The changes proposed by the Commission today would remove leather hides from the scope of the regulation.
The Commission's package does not propose reopening the regulation, sending an important signal that businesses should continue to prepare for compliance ahead of the law’s 30 December 2026 start date.
Miki Ng, Earthsight’s researcher and campaigner on EU policy, said:
“The proposal to remove leather from the law is about politics, not evidence. The Commission has caved to the European leather sector’s lobbying to exempt itself from the regulation.
This creates a glaring loophole in the EUDR. Beef originating from cattle raised on deforested land will be kept away from the EU market but hides from that same animal will be free to circulate. The leather industry obtains its key raw material from one of the supply chains the EUDR is designed to clean up. This is not simplification – it is special treatment.
Cattle ranching is the number one cause of commodity-driven deforestation worldwide and the main driver of Amazon deforestation. Research by Earthsight and others has linked Italian leather supply chains to illegal deforestation and violations of Indigenous land rights in the Brazilian Amazon and Paraguayan Chaco.

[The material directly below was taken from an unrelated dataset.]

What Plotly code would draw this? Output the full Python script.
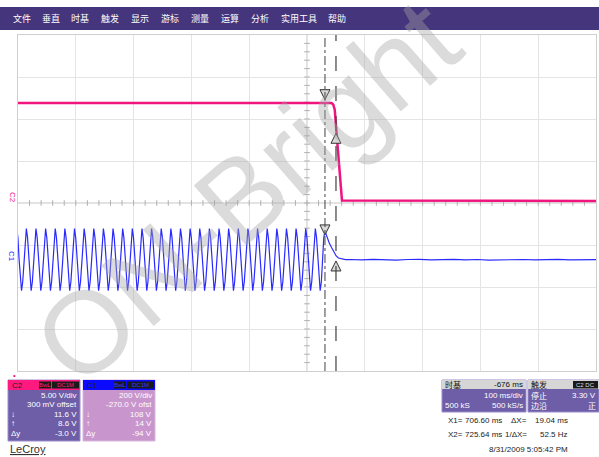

As the second biggest importer of leather from Brazil and the biggest from Paraguay, the EU has the opportunity to reduce the impact of its consumption on ecosystems that are critical for biodiversity and the climate. Instead, the Commission has chosen to protect commercial interests at the expense of forests and affected communities.”
ENDS
Notes to Editors
- Earthsight is a London-based non-profit committed to exposing environmental and social crime and their links to global consumption.
- The EUDR was passed in June 2023, following three years of discussion and debate. It was originally scheduled to be enforced from December 2024, but will now be applied from December 2026.
- The press release for the Commission’s simplification package can be found here.
- In March 2026, Earthsight published an analysis revealing that European leather sector lobbyists have targeted far-right parliamentarians to remove leather from the EUDR's scope, while publicly committing to greater traceability and sustainability. The analysis also confirms that leather imported into the EU continues to be linked to deforestation in Brazil and Paraguay.
- Further information regarding leather in the EUDR is available here:
- NGO briefing highlighting the evidence supporting leather's continued inclusion.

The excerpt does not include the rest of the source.